Sementara, si pemilik
kebun pelit telah mendapatkan keuntungan dunia yang berkali lipat.
Namun karena kekikirannya, ia telah menyia-nyiakan ajakan Rasulullah
Saw demi mendapatkan surga di sisi Allah Ta’ala. 

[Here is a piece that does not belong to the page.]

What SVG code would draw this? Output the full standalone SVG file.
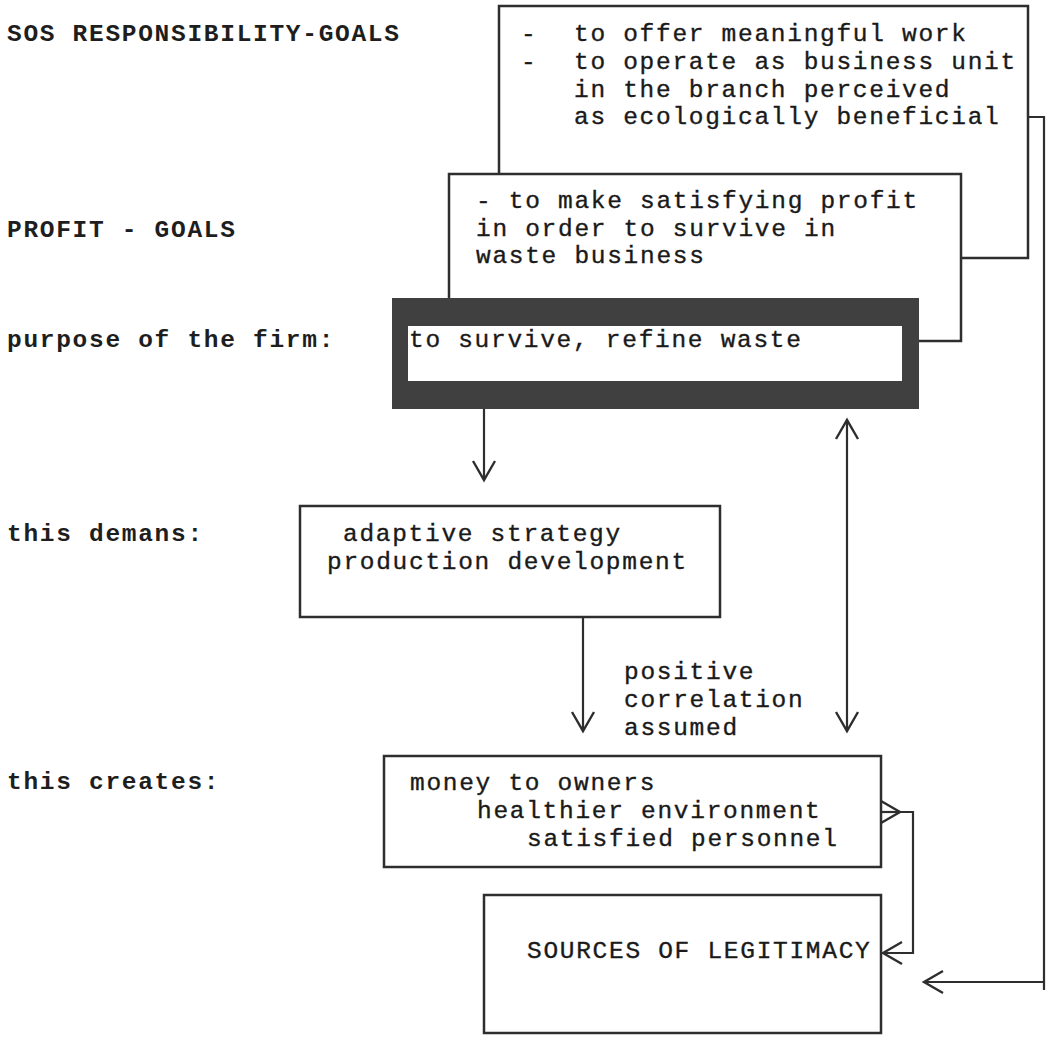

Kejadian ini kemudian menyebabkan turunnya (asbabun nuzul) beberapa ayat dari 
surat Al Lail:

فَأَمَّا
مَن أَعْطَى وَاتَّقَى وَصَدَّقَ بِالْحُسْنَى فَسَنُيَسِّرُهُ
لِلْيُسْرَى وَأَمَّا مَن بَخِلَ وَاسْتَغْنَى وَكَذَّبَ بِالْحُسْنَى 
فَسَنُيَسِّرُهُ لِلْعُسْرَى وَمَا يُغْنِي عَنْهُ مَالُهُ إِذَا تَرَدَّى

“Adapun
orang yang memberikan (hartanya di jalan Allah) dan bertakwa, Dan
membenarkan adanya pahala yang terbaik (syurga), Maka Kami kelak akan
menyiapkan baginya jalan yang mudah. Dan Adapun orang-orang yang bakhil
dan merasa dirinya cukup. Serta mendustakan pahala terbaik, Maka kelak
Kami akan menyiapkan baginya (jalan) yang sukar. Dan hartanya tidak
bermanfaat baginya apabila ia telah binasa.” QS. Al Lail [92]:5-11)

Demikianlah
akhir kisah manusia kikir yang Allah pastikan akan mendapat kesukaran.
Sementara yang terjadi bagi orang yang bersifat penderma adalah
senantiasa kemudahan.
Memang banyak manusia yang bersifat kikir dan
itu akan membawa dirinya kepada kerugian sejati. Saat Allah Swt
mengajak berderma dan meminta kita untuk mengeluarkan apa yang kita
miliki, itu berarti Allah menyediakan sebuah kesempatan emas untuk
diraih. Allah Maha Kaya, dan Dia tidak membutuhkan harta hamba-Nya. Dia
hanya ingin melipat-gandakan harta tersebut. Memberi keberkahan
padanya, lalu melimpahkan segala kemudahan. Bila demikian, lalu apa
ruginya berderma di jalan-Nya?

Allah berfirman dengan nada keheranan atas kekikiran manusia,
وَمَاذَا
عَلَيْهِمْ لَوْ آمَنُواْ بِاللّهِ وَالْيَوْمِ الآخِرِ وَأَنفَقُواْ
مِمَّا رَزَقَهُمُ اللّهُ وَكَانَ اللّهُ بِهِم عَلِيمًا
“Apakah
kemudharatan (rugi) bagi mereka, kalau mereka beriman kepada Allah dan
hari kemudian dan menafkahkan sebahagian rezki yang telah diberikan
Allah kepada mereka Dan adalah Allah Maha Mengetahui keadaan mereka.”
(QS. 4:39) 

Pada kesempatan lain Dia Swt berfirman hal senada, 
وَمَا لَكُمْ أَلَّا تُنفِقُوا فِي سَبِيلِ اللَّهِ وَلِلَّهِ مِيرَاثُ 
السَّمَاوَاتِ وَالْأَرْضِ 
“Dan
mengapa kamu tidak menafkahkan (sebagian hartamu) pada jalan Allah,
padahal Allah-lah yang mempusakai (mempunyai) langit dan bumi” (QS.
57:10)
Mulai sekarang, tanamkan dalam hati kita semua... untuk
selalu bersedia menerima ajakan Allah Swt untuk berderma. Janganlah
kesempatan ini anda lepaskan dan lewatkan! Sehingga pada saatnya kita
semua tidak menjumpai penyesalan dimana tidak ada lagi orang miskin
yang mau menerima derma kita. Di hari... tiada berguna lagi harta serta
keturunan.... Semoga Allah Swt merahmati selalu. Amien!